What's more, if you're kneeling on damp grass or hard concrete to watch these performances, you need something pretty grabby to make up for the discomfort. It's not enough that they are free, though that's a charming benefit – they have to have pizazz, make you gasp with surprise, disbelief or delight.
Luckily, I found some street theatre more to my taste round at Cornmarket. Dansko Gida – 'live and direct from Vorsland in the Kaash Republic' apparently – was sporting a tight suit and one of those coloured eye-visors so popular in the 1980s.
I must say that at first he didn't exactly twirl my baton. He appeared to be extracting milk from two squeezy eggs suspended in a net from an ironing board. That looked like the start of some very bad performance art.
But things began to improve when he started forcing members of the audience to drink the watery substance. When it comes to street performances, you can't beat a bit of public humiliation – as long as it's not you who's the victim, of course.

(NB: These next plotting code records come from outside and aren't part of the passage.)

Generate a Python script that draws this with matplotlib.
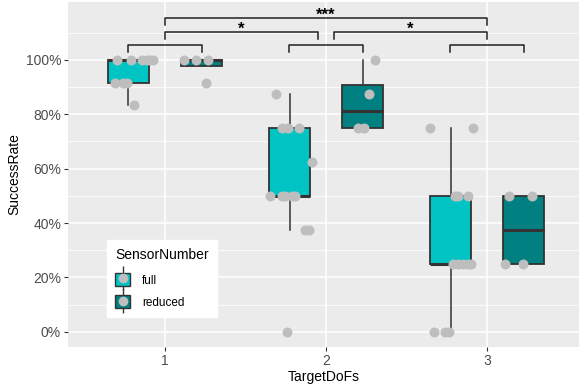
import matplotlib.pyplot as plt
import numpy as np
import matplotlib.ticker as ticker
from matplotlib.patches import Patch
from matplotlib.lines import Line2D
from matplotlib.legend_handler import HandlerTuple

plt.rcParams['font.family'] = ['Liberation Sans', 'DejaVu Sans']

# data (success rate in %) per TargetDoFs and SensorNumber
dofs = [1, 2, 3]
full_vals = [
    [100, 100, 100, 100, 100, 100, 91.67, 91.67, 91.67, 83.33],
    [87.5, 75, 75, 75, 62.5, 50, 50, 50, 50, 50, 37.5, 37.5, 0],
    [75, 75, 50, 50, 50, 25, 25, 25, 25, 25, 0, 0, 0],
]
reduced_vals = [
    [100, 100, 100, 91.67],
    [100, 87.5, 75, 75],
    [50, 50, 25, 25],
]
# jitter offsets of the points
full_jit = [
    [-0.298, -0.211, -0.143, -0.112, -0.093, -0.075, -0.31, -0.261, -0.236, -0.193],
    [-0.311, -0.273, -0.236, -0.168, -0.087, -0.348, -0.273, -0.255, -0.193, -0.21, -0.130, -0.106, -0.242],
    [-0.354, -0.087, -0.199, -0.180, -0.118, -0.211, -0.180, -0.118, -0.099, -0.15, -0.329, -0.261, -0.236],
]
reduced_jit = [
    [0.118, 0.193, 0.267, 0.255],
    [0.304, 0.267, 0.199, 0.236],
    [0.137, 0.280, 0.112, 0.224],
]
# significance brackets: x1, x2, y, label
brackets = [
    (0.77, 1.23, 105.6, ""),
    (1.77, 2.23, 105.6, ""),
    (2.77, 3.23, 105.6, ""),
    (1.0, 1.95, 110.4, "*"),
    (2.05, 3.0, 110.4, "*"),
    (1.0, 3.0, 115.4, "***"),
]

c_full = "#00C4C4"
c_red = "#008080"
edge = "#333333"
dodge = 0.227
bw = 0.255

fig = plt.figure(figsize=(5.79, 3.85), dpi=100)
ax = fig.add_axes([68/579, (385-346.7)/385, (579-68)/579, (346.7-2)/385])
ax.set_facecolor("#EBEBEB")

for vals, off, col in [(full_vals, -dodge, c_full), (reduced_vals, dodge, c_red)]:
    ax.boxplot(vals, positions=[d + off for d in dofs], widths=bw, whis=1.5,
               showfliers=False, patch_artist=True, showcaps=False, manage_ticks=False,
               boxprops=dict(facecolor=col, edgecolor=edge, linewidth=1.3),
               medianprops=dict(color=edge, linewidth=2.2),
               whiskerprops=dict(color=edge, linewidth=1.1),
               zorder=3)

for vals_list, jit_list in [(full_vals, full_jit), (reduced_vals, reduced_jit)]:
    for d, vals, jit in zip(dofs, vals_list, jit_list):
        ax.plot([d + j for j in jit], vals, 'o', color="#BEBEBE", ms=7.2,
                markeredgewidth=0, zorder=4)

for x1, x2, y, lab in brackets:
    ax.plot([x1, x1, x2, x2], [y - 2.7, y, y, y - 2.7], color="#222222", lw=1.1, zorder=5)
    if lab:
        ax.text((x1 + x2) / 2, y + 1.0, lab, ha='center', va='center', fontsize=12,
                fontweight='bold', zorder=5)

ax.set_xlim(0.398, 3.57)
ax.set_ylim(-5.5, 121.3)
ax.set_xticks(dofs)
ax.set_xticklabels([str(d) for d in dofs])
ax.set_yticks([0, 20, 40, 60, 80, 100])
ax.set_yticks([10, 30, 50, 70, 90, 110], minor=True)
ax.yaxis.set_major_formatter(ticker.FuncFormatter(lambda x, p: '{:.0f}%'.format(x)))
ax.grid(which='major', color='white', lw=1.1, zorder=0)
ax.grid(which='minor', axis='y', color='white', lw=0.55, zorder=0)
ax.set_axisbelow(True)
for s in ax.spines.values():
    s.set_visible(False)
ax.tick_params(which='major', length=3, color='#333333', labelsize=10, labelcolor='#4D4D4D', pad=2)
ax.tick_params(which='minor', length=0)
ax.set_xlabel("TargetDoFs", fontsize=10, labelpad=2)
ax.set_ylabel("SuccessRate", fontsize=10, labelpad=3)

handles = []
for col in [c_full, c_red]:
    handles.append((Patch(facecolor='#F2F2F2', edgecolor='none'),
                    Line2D([], [], color=edge, marker='|', ms=17, mew=1.0, linestyle='none'),
                    Patch(facecolor=col, edgecolor=edge, linewidth=1.0),
                    Line2D([], [], color="#BEBEBE", marker='o', ms=7, mew=0, linestyle='none')))
leg = ax.legend(handles, ["full", "reduced"], title="SensorNumber",
                handler_map={tuple: HandlerTuple(ndivide=1, pad=0)},
                loc='lower left', bbox_to_anchor=(0.076, 0.086), borderaxespad=0,
                fontsize=8.5, title_fontsize=10, frameon=True, fancybox=False,
                handlelength=1.3, handleheight=1.3, labelspacing=0.75, handletextpad=1.0,
                borderpad=0.7)
leg.get_frame().set_edgecolor('white')
leg.get_frame().set_facecolor('white')
leg.get_frame().set_alpha(1)
leg._legend_box.align = "left"
leg._legend_box.sep = 8
leg.set_zorder(6)

plt.savefig("out.png", dpi=100)
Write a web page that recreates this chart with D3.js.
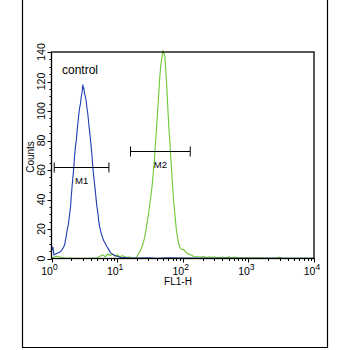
<!DOCTYPE html>
<html><head><meta charset="utf-8">
<script src="https://cdn.jsdelivr.net/npm/d3@7"></script>
<style>html,body{margin:0;padding:0;background:#fff;}svg{display:block;}</style>
</head><body>
<script>
// ---- data ----
const yTicks = [0, 20, 40, 60, 80, 100, 120, 140];
const xDecades = [1, 10, 100, 1000, 10000];
const xLabel = "FL1-H";
const yLabel = "Counts";
const sampleLabel = "control";

// control (blue) histogram: fluorescence, counts
const controlX = [1.0, 1.05, 1.09, 1.15, 1.22, 1.3, 1.37, 1.45, 1.54, 1.6, 1.63, 1.68, 1.73, 1.79, 1.84, 1.9, 1.95, 2.0, 2.06, 2.12, 2.19, 2.25, 2.32, 2.39, 2.46, 2.53, 2.61, 2.68, 2.76, 2.85, 2.93, 3.0, 3.04, 3.1, 3.18, 3.27, 3.37, 3.47, 3.58, 3.68, 3.79, 3.9, 4.02, 4.14, 4.26, 4.39, 4.52, 4.65, 4.79, 4.93, 5.08, 5.23, 5.38, 5.65, 5.91, 6.25, 6.64, 7.0, 7.47, 7.9, 8.39, 9.2, 10, 11.2, 14, 20, 30, 40, 60, 100, 300, 1000, 10000];
const controlY = [5, 8, 2.5, 3, 3.6, 4, 4.7, 6, 8, 10, 12.6, 15, 19.4, 22, 26, 31, 35, 42, 49, 55, 62, 70, 76, 80, 87, 92, 98, 102, 105, 110, 113, 118, 115, 116, 112, 110, 107, 102, 98, 92, 87, 82, 76, 70, 62, 56, 51, 46, 40, 35, 31, 26, 22, 18, 15, 12, 10, 8, 6, 4, 3, 2, 1.5, 0.8, 0.5, 0.3, 0.4, 0.2, 0.5, 0.3, 0.2, 0.1, 0.1];

// stained (green) histogram
const sampleX = [1.0, 1.2, 1.5, 2.0, 3.0, 4.0, 5.0, 5.5, 6.0, 6.6, 7.2, 7.8, 8.5, 9.3, 10, 11, 12, 13, 14, 15.5, 17, 19, 20.2, 21.4, 22.7, 24, 25.5, 27, 28.6, 30.3, 32.2, 34.1, 35.5, 37, 38.3, 39.7, 40.9, 42.1, 43.4, 44.7, 46, 47.3, 48.8, 50.2, 51.7, 53.2, 54.8, 56.4, 58.1, 59.8, 61.6, 63.4, 65.3, 67.2, 69.2, 71.3, 73.4, 75.5, 77.8, 80.1, 83.5, 86.9, 89.5, 92.1, 98, 104, 110, 116, 123, 131, 139, 147, 165, 186, 210, 230, 250, 280, 300, 340, 400, 450, 500, 560, 600, 700, 1000, 2000, 2800, 3000, 3200, 5000, 10000];
const sampleY = [0.5, 1.5, 0.5, 0.3, 0.2, 0.3, 0.5, 1.5, 2.5, 1.2, 3, 2, 3, 1.5, 2.5, 1, 2, 1.2, 0.8, 1, 0.5, 0.3, 1.5, 3.6, 5.5, 8, 12, 17, 24, 31, 40, 49, 58, 67, 78, 87, 96, 105, 114, 123, 130, 134, 138, 141, 139, 137, 130, 121, 110, 98, 88, 80, 70, 62, 52, 44, 37, 31, 25, 19, 14, 10, 8, 7, 6, 6, 4.5, 3.6, 3, 2.5, 2, 1.4, 1.2, 1, 1.3, 0.7, 1.2, 0.6, 1.2, 0.5, 1, 0.5, 1.1, 0.5, 1, 0.4, 0.5, 0.3, 0.3, 1, 0.3, 0.2, 0.2];

// gate markers
const gateNames = ["M1", "M2"];
const gateFrom = [1.1, 16];
const gateTo = [7.5, 130];
const gateLevel = [62, 73];

// ---- drawing ----
const W = 350, H = 350;
const svg = d3.select("body").append("svg").attr("width", W).attr("height", H);
const font = "Arial, 'Liberation Sans', sans-serif";

// outer frame (open top)
svg.append("path").attr("d", "M22.5,0 V347.5 H327.5 V0")
  .attr("fill", "none").attr("stroke", "#000").attr("stroke-width", 1.2);

const L = 51.5, R = 314, T = 52, B = 258.5;
const x = d3.scaleLog().domain([1, 10000]).range([L, R]);
const y = d3.scaleLinear().domain([0, 140]).range([B, T]);

const plot = svg.append("g");

const line = d3.line().x(d => x(d[0])).y(d => y(Math.min(d[1], 140.5)));
plot.append("path").datum(sampleX.map((v, i) => [v, sampleY[i]]))
  .attr("d", line).attr("fill", "none").attr("stroke", "#6dc832").attr("stroke-width", 1.1);
plot.append("path").datum(controlX.map((v, i) => [v, controlY[i]]))
  .attr("d", line).attr("fill", "none").attr("stroke", "#1e3db0").attr("stroke-width", 1.1);

// plot frame
svg.append("rect").attr("x", L).attr("y", T).attr("width", R - L).attr("height", B - T)
  .attr("fill", "none").attr("stroke", "#000").attr("stroke-width", 1.3);

// y axis
const yAxis = svg.append("g");
const yMinor = d3.range(0, 141, 5);
yAxis.selectAll("line.mn").data(yMinor).join("line")
  .attr("x1", L).attr("x2", d => d % 20 === 0 ? L - 4 : L - 2)
  .attr("y1", d => Math.round(y(d)) + 0.5).attr("y2", d => Math.round(y(d)) + 0.5)
  .attr("stroke", "#000").attr("stroke-width", 1);
yAxis.selectAll("text").data(yTicks).join("text")
  .attr("transform", d => `translate(44.5,${y(d)}) rotate(-90)`)
  .attr("text-anchor", "middle").attr("font-family", font).attr("font-size", 10.5)
  .attr("fill", "#000").text(d => d);
svg.append("text").attr("transform", `translate(33.5,157) rotate(-90)`)
  .attr("text-anchor", "middle").attr("font-family", font).attr("font-size", 10)
  .text(yLabel);

// x axis
const xAxis = svg.append("g");
const minors = [];
xDecades.slice(0, -1).forEach(d => { for (let k = 2; k <= 9; k++) minors.push(d * k); });
xAxis.selectAll("line.mj").data(xDecades).join("line")
  .attr("x1", d => Math.round(x(d)) + 0.5).attr("x2", d => Math.round(x(d)) + 0.5)
  .attr("y1", B).attr("y2", B + 4).attr("stroke", "#000");
xAxis.selectAll("line.mn").data(minors).join("line")
  .attr("x1", d => Math.round(x(d)) + 0.5).attr("x2", d => Math.round(x(d)) + 0.5)
  .attr("y1", B).attr("y2", B + 2.5).attr("stroke", "#000");
const xl = xAxis.selectAll("text").data(xDecades).join("text")
  .attr("x", d => x(d) - 2).attr("y", 274.5).attr("text-anchor", "middle")
  .attr("font-family", font).attr("font-size", 10.5);
xl.append("tspan").text("10");
xl.append("tspan").attr("dy", -5).attr("font-size", 8.5).text(d => Math.round(Math.log10(d)));
svg.append("text").attr("x", 178).attr("y", 284.5).attr("text-anchor", "middle")
  .attr("font-family", font).attr("font-size", 10).text(xLabel);

// control label
svg.append("text").attr("x", 62).attr("y", 74).attr("font-family", font)
  .attr("font-size", 12).text(sampleLabel);

// gates
gateNames.forEach((g, i) => {
  const gy = Math.round(y(gateLevel[i])) + 0.5;
  const x1 = x(gateFrom[i]), x2 = x(gateTo[i]);
  svg.append("line").attr("x1", x1).attr("x2", x2).attr("y1", gy).attr("y2", gy).attr("stroke", "#000");
  svg.append("line").attr("x1", x1).attr("x2", x1).attr("y1", gy - 5).attr("y2", gy + 5).attr("stroke", "#000");
  svg.append("line").attr("x1", x2).attr("x2", x2).attr("y1", gy - 5).attr("y2", gy + 5).attr("stroke", "#000");
  svg.append("text").attr("x", (x1 + x2) / 2).attr("y", gy + 16).attr("text-anchor", "middle")
    .attr("font-family", font).attr("font-size", 9.5).text(g);
});
</script>
</body></html>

Dansko rounded off by getting two male volunteers to put on a pair of stripy boxer shorts, each of which was equipped with a large set of comedy buttocks. He then placed the men at the centre of a ring of prostrate children and invited them to have a 'bum-off': bouncing cheeks together until one went sprawling, and left the victor standing.
Call me puerile, but this was deliciously funny. And it wasn't just me, the whole crowd was in stitches. The woman beside me had tears of laughter rolling down her face: 'A bum-off on the Twelfth of July? Who'd have thought it?,' she spluttered. Who indeed? Orangefest provides a radically different way of enjoying the marching season. Long may it continue.